BATTLE: New recruits and new challenges facing fireys
DRY dams and empty creeks could spell danger for volunteer firefighters searching for water to combat the flames this season.
On Rural Fire Service Week this week (September 1 -7), volunteers with decades' experience have warned of bushfire dangers exacerbated by drought.
Stanthorpe Group officer Pedro Curr said the biggest difference this year was the dry conditions adding to fuel loads and reducing water capacity.
"Usually we would get water on properties. They usually have a dam or a creek but at the moment it's scarce,” said Mr Curr.
"We've got contingency plans - we've got a tank in Warwick and a tank in Stanthorpe if we need it.”
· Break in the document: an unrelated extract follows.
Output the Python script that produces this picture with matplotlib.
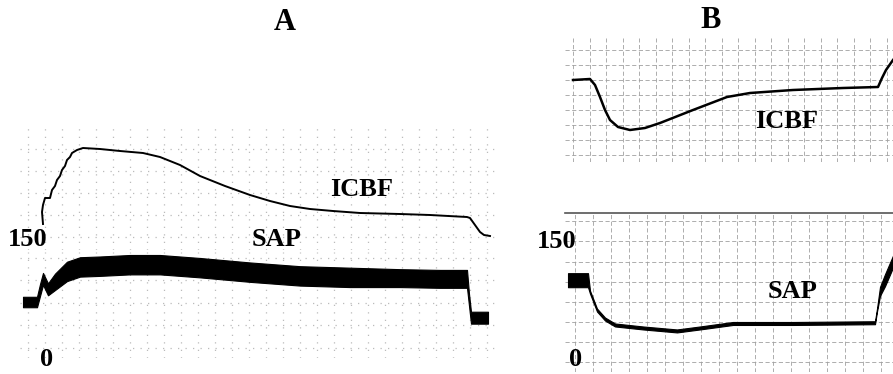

Queensland has 1400 Rural Fire Brigades of which 13 are in the Stanthorpe region.
Mr Curr has been a volunteer for about 30 years and said it was getting harder to attract new recruits.
"We're not getting any younger but young people are not that keen to take it on,” he said.
When Sugarloaf Brigade officer James Massey put his hand up 46 years ago he was 23 years old and joined his local group at Liston because it was "the done thing”.
"It wasn't even a maybe or an 'if'; it was just something you did,” he said.
More than four decades later he still devotes two days a week to the service.
"I find it (fighting fires) a challenge.
"I find it's an accumulation of a lot of experience and I can't say I don't enjoy the camaraderie and it's amazing seeing the strength in people under that pressure,” he said.
"To me my role is to ensure everyone I take out with me I bring home safely.”
Mr Massey said although there were many names on the books, volunteers were only useful if they kept up the fortnightly training and were up-to-speed with the new equipment.
"You can't just join and wear the yellow uniform.
"You have to attend at least one fire or more a year. You need to be on the 'fire line'.”